Records from a collection:
※

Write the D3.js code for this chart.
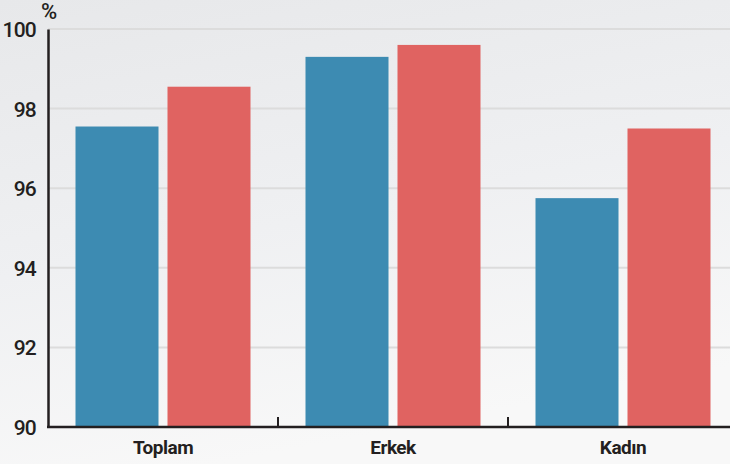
<!DOCTYPE html>
<html><head><meta charset="utf-8">
<script src="https://cdn.jsdelivr.net/npm/d3@7"></script>
<style>
html,body{margin:0;padding:0;background:#fff;}
svg{display:block;}
text{font-family:"Roboto","Liberation Sans",sans-serif;fill:#231f20;}
</style></head><body>
<svg id="chart" width="730" height="464"></svg>
<script>
const categories = ["Toplam", "Erkek", "Kadın"];
const seriesA = [97.55, 99.3, 95.75];
const seriesB = [98.55, 99.6, 97.5];
const yTicks = [90, 92, 94, 96, 98, 100];
const yUnit = "%";

const svg = d3.select("#chart");
const W = 730, H = 464;
const m = {left: 48, right: -8, top: 29, bottom: 37};

const defs = svg.append("defs");
const grad = defs.append("linearGradient").attr("id","bg").attr("x1",0).attr("y1",0).attr("x2",0.3).attr("y2",1);
grad.append("stop").attr("offset","0%").attr("stop-color","#e7e8ea");
grad.append("stop").attr("offset","55%").attr("stop-color","#eff0f2");
grad.append("stop").attr("offset","100%").attr("stop-color","#f8f8f8");
svg.append("rect").attr("width",W).attr("height",H).attr("fill","url(#bg)");

const x = d3.scaleBand().domain(categories).range([m.left, W - m.right]).paddingInner(0).paddingOuter(0);
const y = d3.scaleLinear().domain([90, 100]).range([H - m.bottom, m.top]);

// gridlines
svg.append("g").selectAll("line").data(yTicks.slice(1)).join("line")
  .attr("x1", m.left).attr("x2", W).attr("y1", d => y(d)).attr("y2", d => y(d))
  .attr("stroke", "#dcdcdc").attr("stroke-width", 2);

// bars
const barW = 83, gap = 9;
const groupW = barW * 2 + gap;
const series = [{vals: seriesA, color: "#3d8bb2"}, {vals: seriesB, color: "#e06361"}];
series.forEach((s, si) => {
  svg.append("g").selectAll("rect").data(categories).join("rect")
    .attr("x", (c) => x(c) + (x.bandwidth() - groupW) / 2 + si * (barW + gap))
    .attr("width", barW)
    .attr("y", (c, i) => y(s.vals[i]))
    .attr("height", (c, i) => y(90) - y(s.vals[i]))
    .attr("fill", s.color);
});

// y axis
const yAxis = d3.axisLeft(y).tickValues(yTicks).tickSize(0).tickPadding(12);
const gy = svg.append("g").attr("transform", `translate(${m.left},0)`).call(yAxis);
gy.select(".domain").attr("stroke", "#231f20").attr("stroke-width", 2.5);
gy.selectAll("text").style("font-size", "21px").style("font-weight", "500")
  .style("letter-spacing", "-0.8px").attr("fill", "#231f20").attr("dy", "0.36em");

// x axis
const xAxis = d3.axisBottom(x).tickSize(0).tickPadding(14);
const gx = svg.append("g").attr("transform", `translate(0,${y(90)})`).call(xAxis);
gx.select(".domain").remove();
gx.append("line").attr("x1", m.left - 1).attr("x2", W).attr("y1", 0).attr("y2", 0)
  .attr("stroke", "#231f20").attr("stroke-width", 2.5);
gx.selectAll("text").style("font-size", "19px").style("font-weight", "700")
  .style("letter-spacing", "-0.5px").attr("fill", "#231f20");
// separators between categories
gx.append("g").selectAll("line").data(categories.slice(1)).join("line")
  .attr("x1", d => x(d)).attr("x2", d => x(d)).attr("y1", 0).attr("y2", -10)
  .attr("stroke", "#231f20").attr("stroke-width", 2);

svg.append("text").attr("x", 41).attr("y", 19).text(yUnit)
  .style("font-size", "22px").style("font-weight", "500");
</script>
</body></html>
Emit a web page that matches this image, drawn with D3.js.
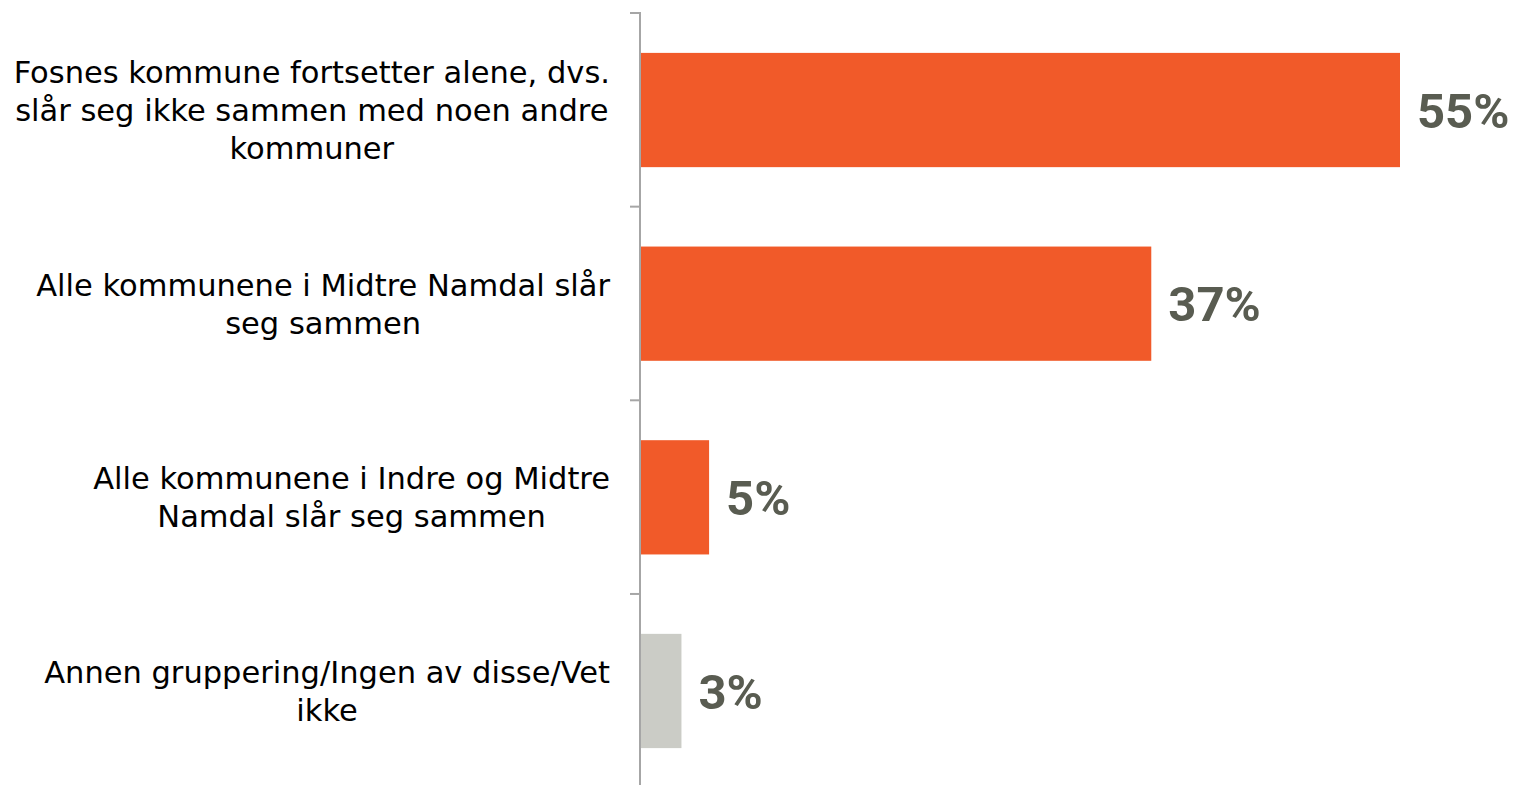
<!DOCTYPE html>
<html>
<head>
<meta charset="utf-8">
<script src="https://cdn.jsdelivr.net/npm/d3@7"></script>
<style>
  body { margin: 0; background: #fff; }
  svg { display: block; }
</style>
</head>
<body>
<svg id="chart"></svg>
<script>
// Categories (label lines as wrapped in the original) and values
const categories = [
  ["Fosnes kommune fortsetter alene, dvs.", "slår seg ikke sammen med noen andre", "kommuner"],
  ["Alle kommunene i Midtre Namdal slår", "seg sammen"],
  ["Alle kommunene i Indre og Midtre", "Namdal slår seg sammen"],
  ["Annen gruppering/Ingen av disse/Vet", "ikke"]
];
const values = [55, 37, 5, 3];
const barColors = ["#F15A29", "#F15A29", "#F15A29", "#CBCCC6"];

const width = 1515;
const height = 785;
const marginTop = 13;
const marginLeft = 640;

const svg = d3.select("#chart")
    .attr("width", width)
    .attr("height", height)
    .attr("viewBox", [0, 0, width, height]);

const keys = categories.map((d, i) => i);

const y = d3.scaleBand(keys, [marginTop, 788])
    .paddingInner(0.41)
    .paddingOuter(0.206);

const x = d3.scaleLinear([0, 55], [marginLeft, 1400]);

// Bars
svg.append("g")
  .selectAll("rect")
  .data(values)
  .join("rect")
    .attr("x", x(0) + 1)
    .attr("y", (d, i) => y(i))
    .attr("width", d => x(d) - x(0) - 1)
    .attr("height", y.bandwidth())
    .attr("fill", (d, i) => barColors[i]);

// Axis line with ticks between categories
const step = y.step();
const tickYs = d3.range(categories.length).map(i => marginTop + i * step);
const axis = svg.append("g").attr("stroke", "#A6A6A6").attr("stroke-width", 2);
axis.append("line")
    .attr("x1", marginLeft).attr("x2", marginLeft)
    .attr("y1", marginTop - 1).attr("y2", height);
axis.selectAll("line.tick")
  .data(tickYs)
  .join("line")
    .attr("class", "tick")
    .attr("x1", marginLeft - 10).attr("x2", marginLeft)
    .attr("y1", d => d).attr("y2", d => d);

// Category labels: block right-aligned at x=610, lines centred within the block
const lineHeight = 38;
const labelRight = 610;
svg.append("g")
  .selectAll("text")
  .data(categories)
  .join("text")
    .attr("text-anchor", "middle")
    .attr("font-family", "'DejaVu Sans', sans-serif")
    .attr("font-size", 30.5)
    .attr("fill", "#000")
    .each(function(lines, i) {
      const cy = y(i) + y.bandwidth() / 2;
      const y0 = cy - (lines.length - 1) * lineHeight / 2;
      const spans = d3.select(this).selectAll("tspan")
        .data(lines)
        .join("tspan")
          .attr("y", (d, j) => y0 + j * lineHeight)
          .attr("dy", "0.36em")
          .text(d => d);
      const maxW = d3.max(spans.nodes(), n => n.getComputedTextLength());
      spans.attr("x", labelRight - maxW / 2);
    });

// Value labels
svg.append("g")
  .selectAll("text")
  .data(values)
  .join("text")
    .attr("x", d => x(d) + 17)
    .attr("y", (d, i) => y(i) + y.bandwidth() / 2)
    .attr("dy", "0.36em")
    .attr("font-family", "Roboto, sans-serif")
    .attr("font-weight", "bold")
    .attr("font-size", 49)
    .attr("fill", "#595C51")
    .text(d => d + "%");
</script>
</body>
</html>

※

**Requirements**
How many lines in the records above contain the word "this"? Reply with the number and nothing more.

**Expected answer**
3